*WHAT TO DO*:
Scan the entries below for the word "would". Copy each line that has it.

*INPUT RECORDS*:
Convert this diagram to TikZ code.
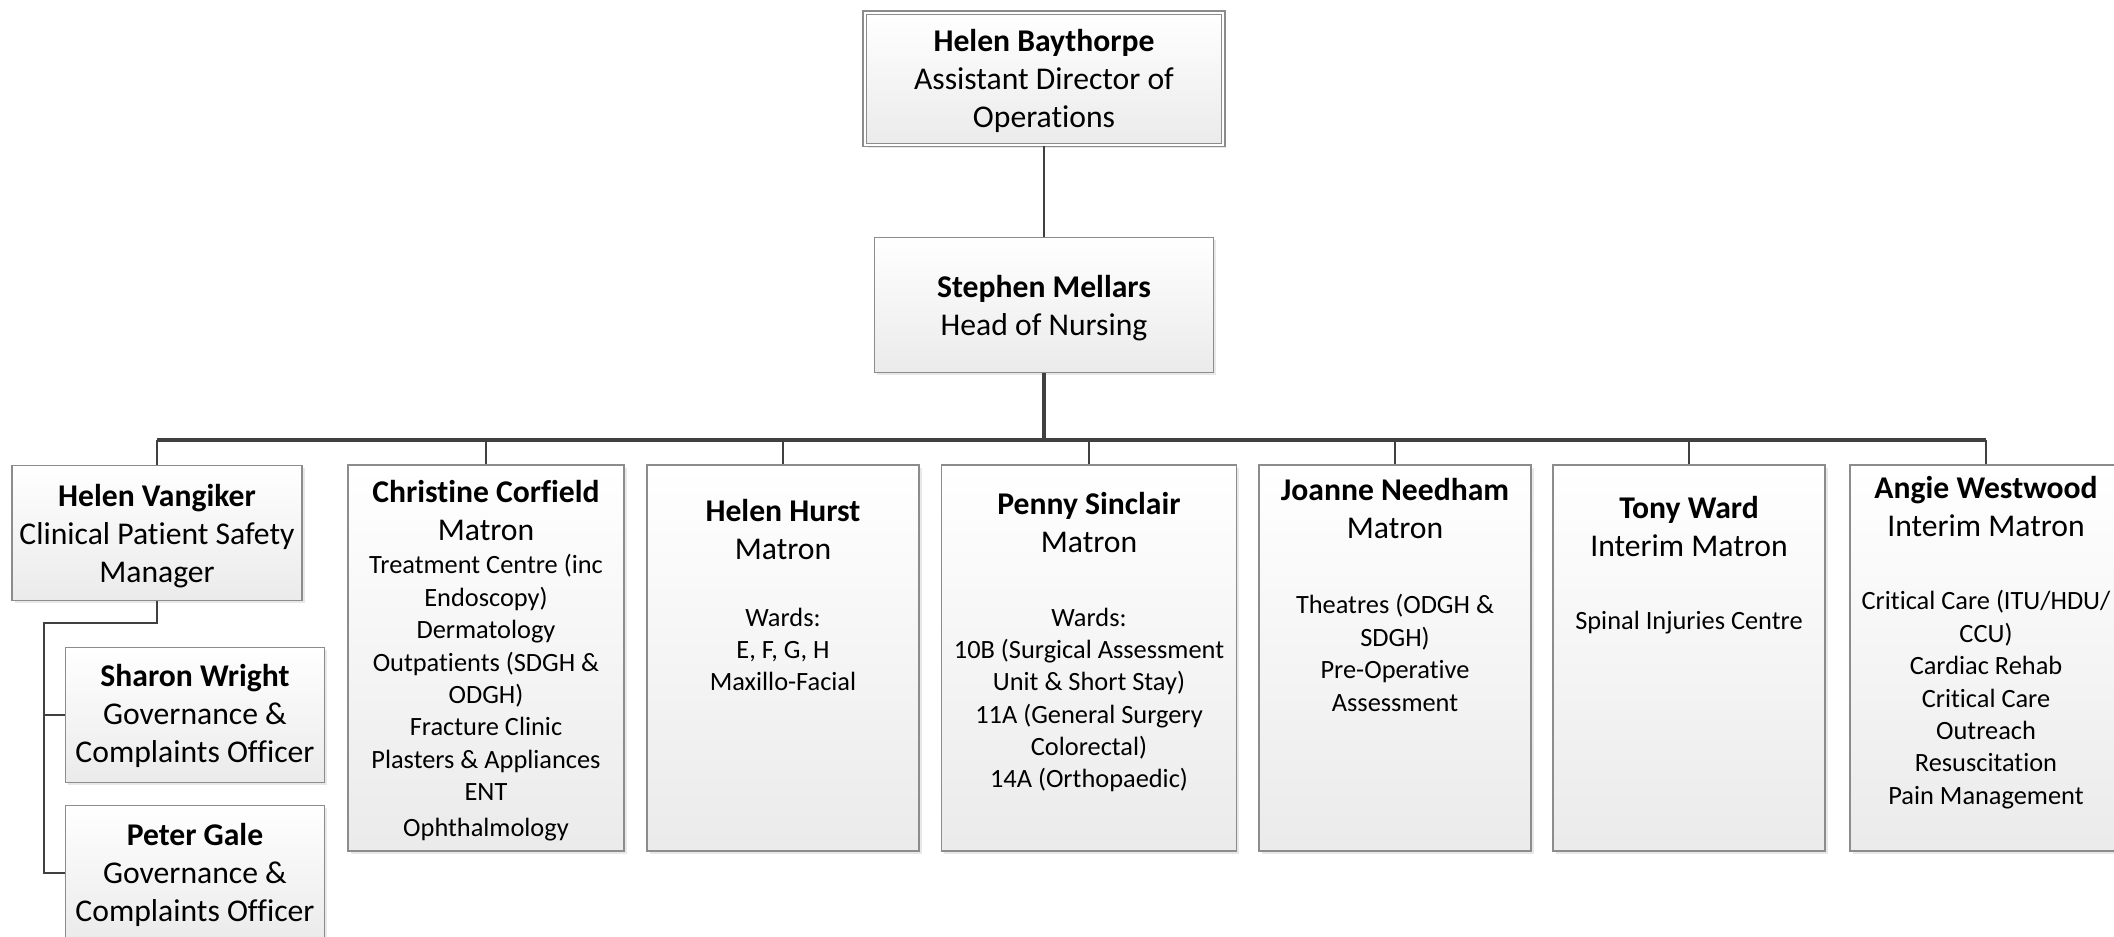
\documentclass[tikz,border=0pt]{standalone}
\usepackage{fontspec}
\setmainfont[Ligatures=NoCommon]{Carlito}
\usetikzlibrary{shadows}

\begin{document}
\begin{tikzpicture}[
                x=0.01cm,
                y=-0.01cm,
                box/.style={
                  draw=black!45,
                  line width=0.4pt,
                  top color=white,
                  bottom color=black!8,
                  drop shadow={shadow xshift=0.8pt, shadow yshift=-0.8pt, opacity=0.18},
                },
                head/.style={anchor=north, align=center, inner sep=0pt,
                  font=\fontsize{9}{10.7}\selectfont},
                body/.style={anchor=north, align=center, inner sep=0pt,
                  font=\fontsize{7.5}{9.2}\selectfont},
                link/.style={draw=black!75, line width=0.6pt},
                trunk/.style={draw=black!75, line width=0.9pt},
              ]
              \useasboundingbox (0,0) rectangle (2114,937);
              \clip (0,0) rectangle (2114,937);
              % boxes
              \node[box, double=white, double distance=0.6pt, minimum width=3.58cm, minimum height=1.32cm] (bay) at (1044,79) {};
              \node[box, minimum width=3.39cm, minimum height=1.35cm] (steph) at (1044,305) {};
              \node[box, minimum width=2.90cm, minimum height=1.35cm] (vang) at (157,533) {};
              \node[box, minimum width=2.59cm, minimum height=1.35cm] (sharon) at (195,715) {};
              \node[box, minimum width=2.59cm, minimum height=1.35cm] (peter) at (195,873) {};
              \node[box, minimum width=2.76cm, minimum height=3.86cm] (chris) at (486,658) {};
              \node[box, minimum width=2.72cm, minimum height=3.86cm] (hurst) at (783,658) {};
              \node[box, minimum width=2.95cm, minimum height=3.86cm] (penny) at (1089,658) {};
              \node[box, minimum width=2.72cm, minimum height=3.86cm] (joanne) at (1395,658) {};
              \node[box, minimum width=2.72cm, minimum height=3.86cm] (tony) at (1689,658) {};
              \node[box, minimum width=2.72cm, minimum height=3.86cm] (angie) at (1986,658) {};
              % texts
              \node[head] (baytxt) at (1044,29) {\textbf{Helen Baythorpe}\\Assistant Director of\\Operations};
              \node[head] (stephtxt) at (1044,275) {\textbf{Stephen Mellars}\\Head of Nursing};
              \node[head] (vangtxt) at (157,484) {\textbf{Helen Vangiker}\\Clinical Patient Safety\\Manager};
              \node[head] (sharontxt) at (195,664) {\textbf{Sharon Wright}\\Governance \&\\Complaints Officer};
              \node[head] (petertxt) at (195,823) {\textbf{Peter Gale}\\Governance \&\\Complaints Officer};
              \node[head] (christxt) at (486,480) {\textbf{Christine Corfield}\\Matron};
              \node[body] (chrislist) at (486,554) {Treatment Centre (inc\\Endoscopy)\\Dermatology\\Outpatients (SDGH \&\\ODGH)\\Fracture Clinic\\Plasters \& Appliances\\ENT\\[1pt]Ophthalmology};
              \node[head] (hursttxt) at (783,499) {\textbf{Helen Hurst}\\Matron};
              \node[body] (hurstlist) at (783,607) {Wards:\\E, F, G, H\\Maxillo-Facial};
              \node[head] (pennytxt) at (1089,492) {\textbf{Penny Sinclair}\\Matron};
              \node[body] (pennylist) at (1089,607) {Wards:\\10B (Surgical Assessment\\Unit \& Short Stay)\\11A (General Surgery\\Colorectal)\\14A (Orthopaedic)};
              \node[head] (joannetxt) at (1395,478) {\textbf{Joanne Needham}\\Matron};
              \node[body] (joannelist) at (1395,594) {Theatres (ODGH \&\\SDGH)\\Pre-Operative\\Assessment};
              \node[head] (tonytxt) at (1689,496) {\textbf{Tony Ward}\\Interim Matron};
              \node[body] (tonylist) at (1689,610) {Spinal Injuries Centre};
              \node[head] (angietxt) at (1986,476) {\textbf{Angie Westwood}\\Interim Matron};
              \node[body] (angielist) at (1986,590) {Critical Care (ITU/HDU/\\CCU)\\Cardiac Rehab\\Critical Care\\Outreach\\Resuscitation\\Pain Management};
              % connectors
              \coordinate (bus) at (1044,440);
              \coordinate (vsplit) at (44,623);
              \draw[link] (bay.south) -- (steph.north);
              \draw[trunk] (steph.south) -- (bus);
              \draw[trunk] (vang.north |- bus) -- (angie.north |- bus);
              \draw[link] (vang.north) -- (vang.north |- bus);
              \draw[link] (chris.north) -- (chris.north |- bus);
              \draw[link] (hurst.north) -- (hurst.north |- bus);
              \draw[link] (penny.north) -- (penny.north |- bus);
              \draw[link] (joanne.north) -- (joanne.north |- bus);
              \draw[link] (tony.north) -- (tony.north |- bus);
              \draw[link] (angie.north) -- (angie.north |- bus);
              \draw[link] (vang.south) |- (vsplit) |- (peter.west);
              \draw[link] (vsplit) |- (sharon.west);
              \end{tikzpicture}
\end{document}
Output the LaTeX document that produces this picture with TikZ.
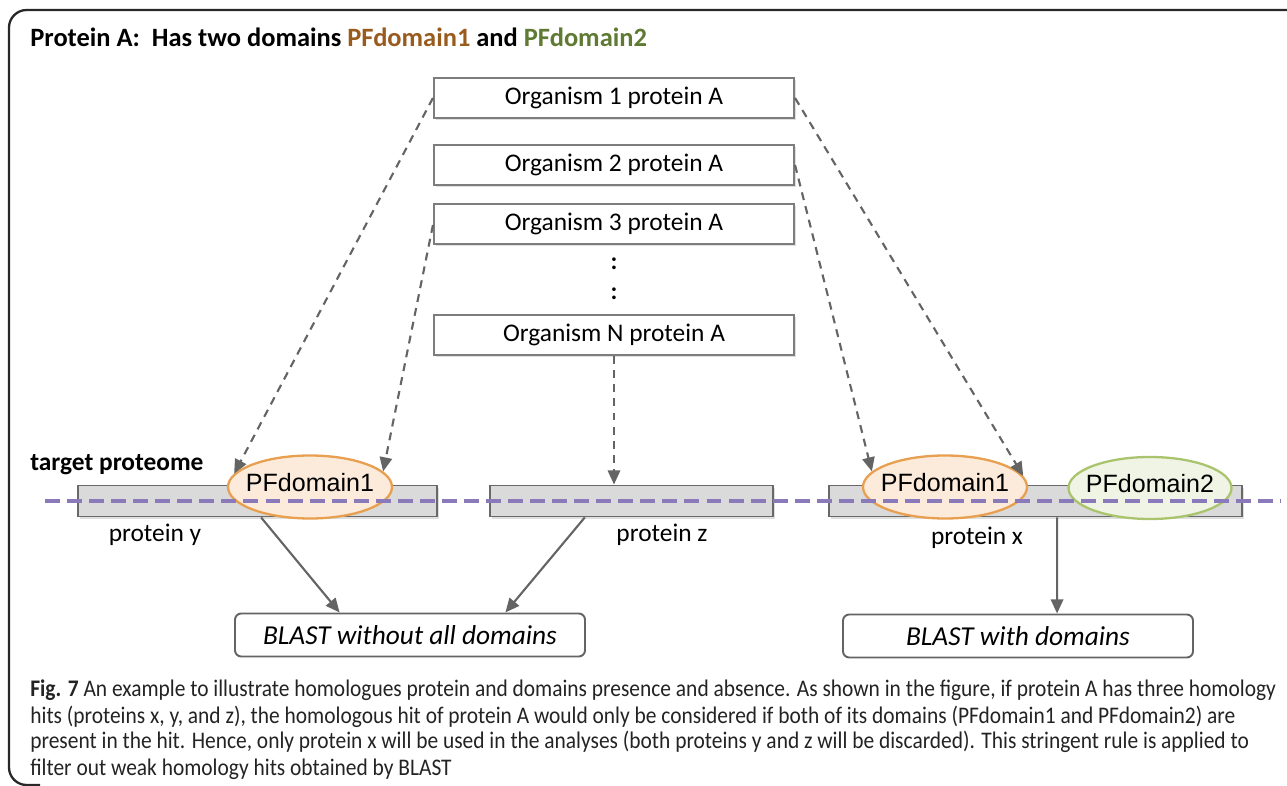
\documentclass[tikz,border=0pt]{standalone}
\usepackage{fontspec}
\setmainfont{Carlito}
\newfontfamily\arialf{Liberation Sans}
\newfontfamily\capfont{Carlito}[FakeStretch=0.9]
\usetikzlibrary{arrows.meta,shapes.geometric,shadows,calc}
\definecolor{framec}{RGB}{40,40,40}
\definecolor{boxc}{RGB}{125,125,125}
\definecolor{arrc}{RGB}{100,100,100}
\definecolor{barfill}{RGB}{218,218,218}
\definecolor{barline}{RGB}{105,105,105}
\definecolor{purp}{RGB}{139,122,186}
\definecolor{pf1fill}{RGB}{252,234,218}
\definecolor{pf1line}{RGB}{232,160,80}
\definecolor{pf2fill}{RGB}{240,244,228}
\definecolor{pf2line}{RGB}{170,196,110}
\definecolor{pf1t}{RGB}{153,90,30}
\definecolor{pf2t}{RGB}{95,122,50}
\definecolor{captc}{RGB}{35,35,35}
\def\px{0.5669pt}
\tikzset{
  orgbox/.style={draw=boxc, line width=1.2pt, fill=white, minimum width={360*\px}, minimum height={40*\px}, inner sep=0pt,
     font=\fontsize{14.4}{17}\selectfont, drop shadow={shadow xshift=1.3pt, shadow yshift=-1.3pt, opacity=0.25}},
  bar/.style={draw=barline, line width=1.1pt, fill=barfill, minimum height={31*\px}, inner sep=0pt,
     drop shadow={shadow xshift=1.3pt, shadow yshift=-1.3pt, opacity=0.25}},
  pfa/.style={ellipse, draw=pf1line, line width=1.3pt, fill=pf1fill, minimum width={164*\px}, minimum height={63*\px}, inner sep=0pt,
     font=\arialf\fontsize{14.2}{17}\selectfont},
  pfb/.style={ellipse, draw=pf2line, line width=1.3pt, fill=pf2fill, minimum width={163*\px}, minimum height={62*\px}, inner sep=0pt,
     font=\arialf\fontsize{14.2}{17}\selectfont},
  pftext/.style={inner sep=0pt, font=\arialf\fontsize{14.2}{17}\selectfont},
  blastbox/.style={draw=arrc, line width=1.1pt, fill=white, rounded corners=3.5pt, minimum width={350*\px}, minimum height={43*\px},
     inner sep=0pt, font=\itshape\fontsize{15.5}{19}\selectfont},
  dasharr/.style={draw=arrc, line width=1.2pt, dash pattern=on 4.5pt off 3.5pt, -{Triangle[length=8pt,width=7pt]}},
  solarr/.style={draw=arrc, line width=1.2pt, -{Triangle[length=8pt,width=7pt]}},
  lbl/.style={inner sep=0pt, font=\fontsize{14.4}{17}\selectfont},
  captext/.style={inner sep=0pt, anchor=base west, text=captc, font=\capfont\fontsize{13.5}{16}\selectfont}
}
\begin{document}
\begin{tikzpicture}[x=\px, y=-\px]
\useasboundingbox (0,0) rectangle (1287,786);
\draw[framec, line width=1.3pt, rounded corners=10pt] (1290,10) -- (9,10) -- (9,785) -- (40,785);
\node[anchor=west, inner sep=0pt, font=\bfseries\fontsize{15}{18}\selectfont] (title) at (30,37)
  {Protein A:\ \ Has two domains \textcolor{pf1t}{PFdomain1} and \textcolor{pf2t}{PFdomain2}};
% organism boxes
\node[orgbox] (o1) at (614,98) {Organism 1 protein A};
\node[orgbox] (o2) at (614,165) {Organism 2 protein A};
\node[orgbox] (o3) at (614,224) {Organism 3 protein A};
\node[lbl, font=\bfseries\fontsize{14}{17}\selectfont] (d1) at (614,264) {:};
\node[lbl, font=\bfseries\fontsize{14}{17}\selectfont] (d2) at (614,294) {:};
\node[orgbox] (on) at (614,335) {Organism N protein A};
% target proteome
\node[anchor=west, inner sep=0pt, font=\bfseries\fontsize{14.4}{17}\selectfont] (tp) at (30,465) {target proteome};
\node[bar, minimum width={359*\px}] (py) at (257.5,501) {};
\node[bar, minimum width={283*\px}] (pz) at (631.5,501) {};
\node[bar, minimum width={413*\px}] (px) at (1035.5,501) {};
\node[pfa] (dy) at (310,487) {};
\node[pfa] (dx1) at (945,487) {};
\node[pfb] (dx2) at (1150,488) {};
\node[pftext] (ty) at (310,483) {PFdomain1};
\node[pftext] (tx1) at (945,483) {PFdomain1};
\node[pftext] (tx2) at (1150,484) {PFdomain2};
\node[lbl] (ly) at (155,535) {protein y};
\node[lbl] (lz) at (662,535) {protein z};
\node[lbl] (lx) at (977,538) {protein x};
% purple line
\coordinate (pl1) at (45,501);
\coordinate (pl2) at (1280,501);
\draw[purp, line width=2.3pt, dash pattern=on 8.5pt off 4pt] (pl1) -- (pl2);
% blast boxes
\node[blastbox] (bw) at (410,635) {BLAST without all domains};
\node[blastbox] (bd) at (1018,636) {BLAST with domains};
% dashed arrows
\draw[dasharr] (o1.west) -- (dy.170);
\draw[dasharr] ($(o3.west)+(0,1)$) -- (dy.12);
\draw[dasharr] (on.south) -- (on.south |- pz.north);
\draw[dasharr] (o2.east) -- (dx1.168);
\draw[dasharr] (o1.east) -- (dx1.8);
% solid arrows
\draw[solarr] ($(py.south west)!0.51!(py.south east)$) -- ($(bw.north west)!0.30!(bw.north east)$);
\draw[solarr] ($(pz.south west)!0.336!(pz.south east)$) -- ($(bw.north west)!0.771!(bw.north east)$);
\draw[solarr] ($(px.south west)!0.552!(px.south east)$) -- ($(bd.north west)!0.611!(bd.north east)$);
% caption
\node[captext] (c1) at (30,697) {\textbf{Fig. 7} An example to illustrate homologues protein and domains presence and absence. As shown in the figure, if protein A has three homology};
\node[captext] (c2) at (30,723) {hits (proteins x, y, and z), the homologous hit of protein A would only be considered if both of its domains (PFdomain1 and PFdomain2) are};
\node[captext] (c3) at (30,749) {present in the hit. Hence, only protein x will be used in the analyses (both proteins y and z will be discarded). This stringent rule is applied to};
\node[captext] (c4) at (30,775) {filter out weak homology hits obtained by BLAST};
\end{tikzpicture}
\end{document}
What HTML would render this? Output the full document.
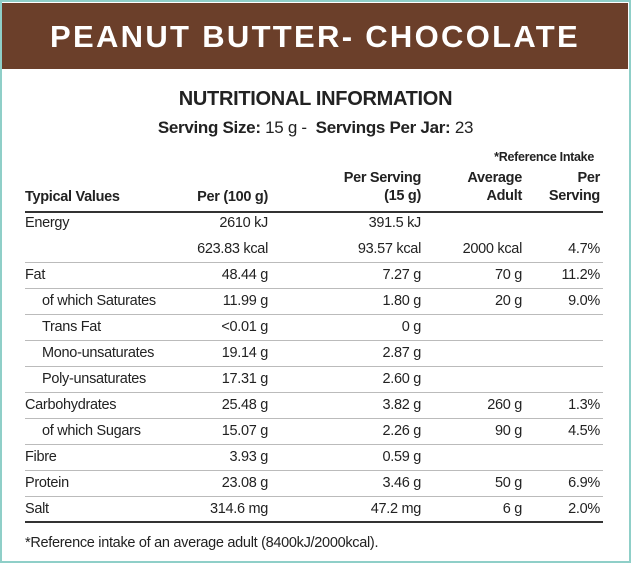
<!DOCTYPE html>
<html><head><meta charset="utf-8"><style>
html,body{margin:0;padding:0;}
body{width:631px;height:563px;position:relative;overflow:hidden;background:#fff;font-family:"Liberation Sans",sans-serif;color:#222;}
.frame{position:absolute;left:0;top:0;width:627px;height:559px;border:2px solid #8fcfc8;}
.band{position:absolute;left:2px;top:3px;width:626px;height:66px;background:#6b3f2a;}
.band div{position:absolute;left:0;right:0;top:16px;text-align:center;color:#fff;font-weight:bold;font-size:31px;letter-spacing:2.3px;}
.t{position:absolute;white-space:nowrap;font-size:14.5px;line-height:16px;letter-spacing:-0.3px;}
.r{text-align:right;}
.b{font-weight:bold;}
.ln{position:absolute;left:25px;width:578px;height:1px;background:#bbb;}
.th{position:absolute;left:25px;width:578px;height:2px;background:#333;}
</style></head><body>
<div class="frame"></div>
<div class="band"><div>PEANUT BUTTER- CHOCOLATE</div></div>
<div class="t b" style="left:0;width:631px;text-align:center;top:89px;font-size:20px;line-height:20px;">NUTRITIONAL INFORMATION</div>
<div class="t" style="left:0;width:631px;text-align:center;top:119px;font-size:17px;line-height:18px;"><b>Serving Size:</b> 15 g -&nbsp; <b>Servings Per Jar:</b> 23</div>
<div class="t b" style="right:37px;top:149px;font-size:12.5px;">*Reference Intake</div>
<div class="t b" style="left:25px;top:189px;">Typical Values</div>
<div class="t b r" style="right:363px;top:189px;">Per (100 g)</div>
<div class="t b r" style="right:210px;top:170px;">Per Serving<br><span style="display:block;margin-top:2px">(15 g)</span></div>
<div class="t b r" style="right:109px;top:170px;">Average<br><span style="display:block;margin-top:2px">Adult</span></div>
<div class="t b r" style="right:31px;top:170px;">Per<br><span style="display:block;margin-top:2px">Serving</span></div>
<div class="th" style="top:211px"></div>
<div class="ln" style="top:262px"></div><div class="ln" style="top:288px"></div><div class="ln" style="top:314px"></div><div class="ln" style="top:340px"></div><div class="ln" style="top:366px"></div><div class="ln" style="top:392px"></div><div class="ln" style="top:418px"></div><div class="ln" style="top:444px"></div><div class="ln" style="top:470px"></div><div class="ln" style="top:496px"></div>
<div class="th" style="top:521px"></div>

<div class="t" style="left:25px;top:215px">Energy</div><div class="t r" style="right:363px;top:215px">2610 kJ</div><div class="t r" style="right:210px;top:215px">391.5 kJ</div>
<div class="t r" style="right:363px;top:241px">623.83 kcal</div><div class="t r" style="right:210px;top:241px">93.57 kcal</div><div class="t r" style="right:109px;top:241px">2000 kcal</div><div class="t r" style="right:31px;top:241px">4.7%</div>
<div class="t" style="left:25px;top:267px">Fat</div><div class="t r" style="right:363px;top:267px">48.44 g</div><div class="t r" style="right:210px;top:267px">7.27 g</div><div class="t r" style="right:109px;top:267px">70 g</div><div class="t r" style="right:31px;top:267px">11.2%</div>
<div class="t" style="left:42px;top:293px">of which Saturates</div><div class="t r" style="right:363px;top:293px">11.99 g</div><div class="t r" style="right:210px;top:293px">1.80 g</div><div class="t r" style="right:109px;top:293px">20 g</div><div class="t r" style="right:31px;top:293px">9.0%</div>
<div class="t" style="left:42px;top:319px">Trans Fat</div><div class="t r" style="right:363px;top:319px">&lt;0.01 g</div><div class="t r" style="right:210px;top:319px">0 g</div>
<div class="t" style="left:42px;top:345px">Mono-unsaturates</div><div class="t r" style="right:363px;top:345px">19.14 g</div><div class="t r" style="right:210px;top:345px">2.87 g</div>
<div class="t" style="left:42px;top:371px">Poly-unsaturates</div><div class="t r" style="right:363px;top:371px">17.31 g</div><div class="t r" style="right:210px;top:371px">2.60 g</div>
<div class="t" style="left:25px;top:397px">Carbohydrates</div><div class="t r" style="right:363px;top:397px">25.48 g</div><div class="t r" style="right:210px;top:397px">3.82 g</div><div class="t r" style="right:109px;top:397px">260 g</div><div class="t r" style="right:31px;top:397px">1.3%</div>
<div class="t" style="left:42px;top:423px">of which Sugars</div><div class="t r" style="right:363px;top:423px">15.07 g</div><div class="t r" style="right:210px;top:423px">2.26 g</div><div class="t r" style="right:109px;top:423px">90 g</div><div class="t r" style="right:31px;top:423px">4.5%</div>
<div class="t" style="left:25px;top:449px">Fibre</div><div class="t r" style="right:363px;top:449px">3.93 g</div><div class="t r" style="right:210px;top:449px">0.59 g</div>
<div class="t" style="left:25px;top:475px">Protein</div><div class="t r" style="right:363px;top:475px">23.08 g</div><div class="t r" style="right:210px;top:475px">3.46 g</div><div class="t r" style="right:109px;top:475px">50 g</div><div class="t r" style="right:31px;top:475px">6.9%</div>
<div class="t" style="left:25px;top:501px">Salt</div><div class="t r" style="right:363px;top:501px">314.6 mg</div><div class="t r" style="right:210px;top:501px">47.2 mg</div><div class="t r" style="right:109px;top:501px">6 g</div><div class="t r" style="right:31px;top:501px">2.0%</div>
<div class="t" style="left:25px;top:535px">*Reference intake of an average adult (8400kJ/2000kcal).</div>
</body></html>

*CORRECT RESULT*:
\node[captext] (c2) at (30,723) {hits (proteins x, y, and z), the homologous hit of protein A would only be considered if both of its domains (PFdomain1 and PFdomain2) are};
What HTML would render this? Output the full document.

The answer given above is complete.